* _Your instructions_: From the listing that follows, output everything exactly except the pictures.

* _Recorded data_:
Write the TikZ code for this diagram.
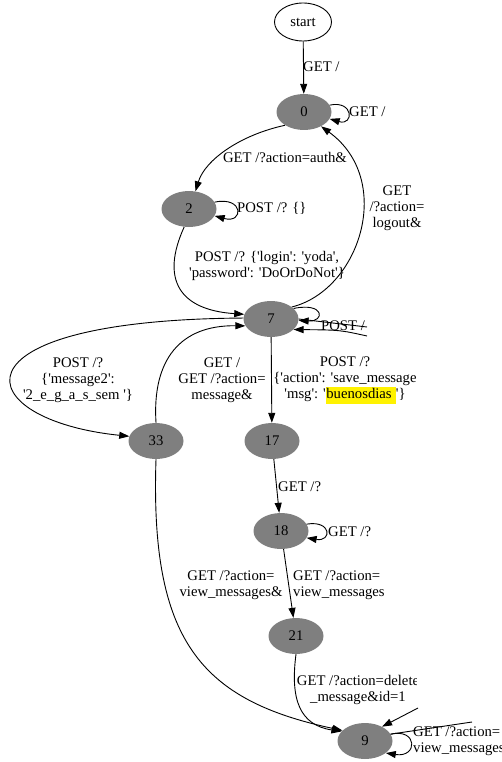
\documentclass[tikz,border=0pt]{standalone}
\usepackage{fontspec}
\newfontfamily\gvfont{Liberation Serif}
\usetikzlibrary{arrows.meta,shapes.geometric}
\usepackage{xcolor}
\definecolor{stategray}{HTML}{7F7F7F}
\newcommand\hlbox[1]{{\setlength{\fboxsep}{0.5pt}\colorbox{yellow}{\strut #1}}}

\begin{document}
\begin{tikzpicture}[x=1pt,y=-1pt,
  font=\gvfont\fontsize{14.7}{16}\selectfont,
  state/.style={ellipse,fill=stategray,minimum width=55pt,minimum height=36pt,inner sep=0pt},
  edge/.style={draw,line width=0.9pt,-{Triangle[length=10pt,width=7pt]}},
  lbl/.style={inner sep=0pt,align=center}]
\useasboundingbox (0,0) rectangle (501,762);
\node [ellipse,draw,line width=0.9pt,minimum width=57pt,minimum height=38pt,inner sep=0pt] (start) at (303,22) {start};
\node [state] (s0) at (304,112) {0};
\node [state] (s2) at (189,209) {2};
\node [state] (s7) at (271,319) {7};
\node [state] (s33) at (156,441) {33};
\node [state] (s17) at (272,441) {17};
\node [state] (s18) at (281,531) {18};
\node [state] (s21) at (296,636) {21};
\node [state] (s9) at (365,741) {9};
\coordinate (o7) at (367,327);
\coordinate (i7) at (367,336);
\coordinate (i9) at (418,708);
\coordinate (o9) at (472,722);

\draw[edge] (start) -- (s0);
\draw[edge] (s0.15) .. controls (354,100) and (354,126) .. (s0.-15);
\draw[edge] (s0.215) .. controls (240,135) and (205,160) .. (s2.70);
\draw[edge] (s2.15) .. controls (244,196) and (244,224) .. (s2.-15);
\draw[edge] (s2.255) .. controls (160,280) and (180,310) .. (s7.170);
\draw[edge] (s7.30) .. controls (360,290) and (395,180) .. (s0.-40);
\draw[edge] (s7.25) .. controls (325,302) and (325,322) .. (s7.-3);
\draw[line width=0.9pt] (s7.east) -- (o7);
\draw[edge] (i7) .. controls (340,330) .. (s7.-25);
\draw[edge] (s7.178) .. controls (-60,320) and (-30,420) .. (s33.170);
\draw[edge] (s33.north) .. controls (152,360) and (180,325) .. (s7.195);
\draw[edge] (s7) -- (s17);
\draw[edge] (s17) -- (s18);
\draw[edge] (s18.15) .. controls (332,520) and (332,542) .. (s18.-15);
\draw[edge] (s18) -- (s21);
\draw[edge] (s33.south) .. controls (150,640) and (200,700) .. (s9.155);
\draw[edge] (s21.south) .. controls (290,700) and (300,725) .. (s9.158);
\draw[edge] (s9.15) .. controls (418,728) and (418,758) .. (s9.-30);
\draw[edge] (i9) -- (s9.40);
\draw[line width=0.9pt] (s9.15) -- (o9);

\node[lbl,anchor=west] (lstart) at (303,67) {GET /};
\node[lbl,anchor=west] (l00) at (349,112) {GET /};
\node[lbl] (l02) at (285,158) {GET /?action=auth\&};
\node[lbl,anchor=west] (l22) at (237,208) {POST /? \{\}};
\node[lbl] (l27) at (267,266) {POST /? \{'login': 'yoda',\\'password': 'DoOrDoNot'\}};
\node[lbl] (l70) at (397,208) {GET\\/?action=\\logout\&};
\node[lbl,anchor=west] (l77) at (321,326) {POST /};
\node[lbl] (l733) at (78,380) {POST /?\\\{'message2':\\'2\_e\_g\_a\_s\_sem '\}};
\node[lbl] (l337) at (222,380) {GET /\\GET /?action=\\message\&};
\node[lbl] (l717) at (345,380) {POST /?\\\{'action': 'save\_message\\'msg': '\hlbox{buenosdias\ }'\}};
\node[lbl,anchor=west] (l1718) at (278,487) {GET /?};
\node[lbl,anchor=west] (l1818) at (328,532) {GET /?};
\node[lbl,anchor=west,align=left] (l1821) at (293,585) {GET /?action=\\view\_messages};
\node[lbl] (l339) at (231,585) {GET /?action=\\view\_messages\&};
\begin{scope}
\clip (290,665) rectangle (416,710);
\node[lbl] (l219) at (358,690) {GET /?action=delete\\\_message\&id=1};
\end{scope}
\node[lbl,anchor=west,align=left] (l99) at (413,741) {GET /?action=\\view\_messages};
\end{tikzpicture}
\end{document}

* _Task output_:
Write the TikZ code for this diagram.
\documentclass[tikz,border=0pt]{standalone}
\usepackage{fontspec}
\newfontfamily\gvfont{Liberation Serif}
\usetikzlibrary{arrows.meta,shapes.geometric}
\usepackage{xcolor}
\definecolor{stategray}{HTML}{7F7F7F}
\newcommand\hlbox[1]{{\setlength{\fboxsep}{0.5pt}\colorbox{yellow}{\strut #1}}}

\begin{document}
\begin{tikzpicture}[x=1pt,y=-1pt,
  font=\gvfont\fontsize{14.7}{16}\selectfont,
  state/.style={ellipse,fill=stategray,minimum width=55pt,minimum height=36pt,inner sep=0pt},
  edge/.style={draw,line width=0.9pt,-{Triangle[length=10pt,width=7pt]}},
  lbl/.style={inner sep=0pt,align=center}]
\useasboundingbox (0,0) rectangle (501,762);
\node [ellipse,draw,line width=0.9pt,minimum width=57pt,minimum height=38pt,inner sep=0pt] (start) at (303,22) {start};
\node [state] (s0) at (304,112) {0};
\node [state] (s2) at (189,209) {2};
\node [state] (s7) at (271,319) {7};
\node [state] (s33) at (156,441) {33};
\node [state] (s17) at (272,441) {17};
\node [state] (s18) at (281,531) {18};
\node [state] (s21) at (296,636) {21};
\node [state] (s9) at (365,741) {9};
\coordinate (o7) at (367,327);
\coordinate (i7) at (367,336);
\coordinate (i9) at (418,708);
\coordinate (o9) at (472,722);

\draw[edge] (start) -- (s0);
\draw[edge] (s0.15) .. controls (354,100) and (354,126) .. (s0.-15);
\draw[edge] (s0.215) .. controls (240,135) and (205,160) .. (s2.70);
\draw[edge] (s2.15) .. controls (244,196) and (244,224) .. (s2.-15);
\draw[edge] (s2.255) .. controls (160,280) and (180,310) .. (s7.170);
\draw[edge] (s7.30) .. controls (360,290) and (395,180) .. (s0.-40);
\draw[edge] (s7.25) .. controls (325,302) and (325,322) .. (s7.-3);
\draw[line width=0.9pt] (s7.east) -- (o7);
\draw[edge] (i7) .. controls (340,330) .. (s7.-25);
\draw[edge] (s7.178) .. controls (-60,320) and (-30,420) .. (s33.170);
\draw[edge] (s33.north) .. controls (152,360) and (180,325) .. (s7.195);
\draw[edge] (s7) -- (s17);
\draw[edge] (s17) -- (s18);
\draw[edge] (s18.15) .. controls (332,520) and (332,542) .. (s18.-15);
\draw[edge] (s18) -- (s21);
\draw[edge] (s33.south) .. controls (150,640) and (200,700) .. (s9.155);
\draw[edge] (s21.south) .. controls (290,700) and (300,725) .. (s9.158);
\draw[edge] (s9.15) .. controls (418,728) and (418,758) .. (s9.-30);
\draw[edge] (i9) -- (s9.40);
\draw[line width=0.9pt] (s9.15) -- (o9);

\node[lbl,anchor=west] (lstart) at (303,67) {GET /};
\node[lbl,anchor=west] (l00) at (349,112) {GET /};
\node[lbl] (l02) at (285,158) {GET /?action=auth\&};
\node[lbl,anchor=west] (l22) at (237,208) {POST /? \{\}};
\node[lbl] (l27) at (267,266) {POST /? \{'login': 'yoda',\\'password': 'DoOrDoNot'\}};
\node[lbl] (l70) at (397,208) {GET\\/?action=\\logout\&};
\node[lbl,anchor=west] (l77) at (321,326) {POST /};
\node[lbl] (l733) at (78,380) {POST /?\\\{'message2':\\'2\_e\_g\_a\_s\_sem '\}};
\node[lbl] (l337) at (222,380) {GET /\\GET /?action=\\message\&};
\node[lbl] (l717) at (345,380) {POST /?\\\{'action': 'save\_message\\'msg': '\hlbox{buenosdias\ }'\}};
\node[lbl,anchor=west] (l1718) at (278,487) {GET /?};
\node[lbl,anchor=west] (l1818) at (328,532) {GET /?};
\node[lbl,anchor=west,align=left] (l1821) at (293,585) {GET /?action=\\view\_messages};
\node[lbl] (l339) at (231,585) {GET /?action=\\view\_messages\&};
\begin{scope}
\clip (290,665) rectangle (416,710);
\node[lbl] (l219) at (358,690) {GET /?action=delete\\\_message\&id=1};
\end{scope}
\node[lbl,anchor=west,align=left] (l99) at (413,741) {GET /?action=\\view\_messages};
\end{tikzpicture}
\end{document}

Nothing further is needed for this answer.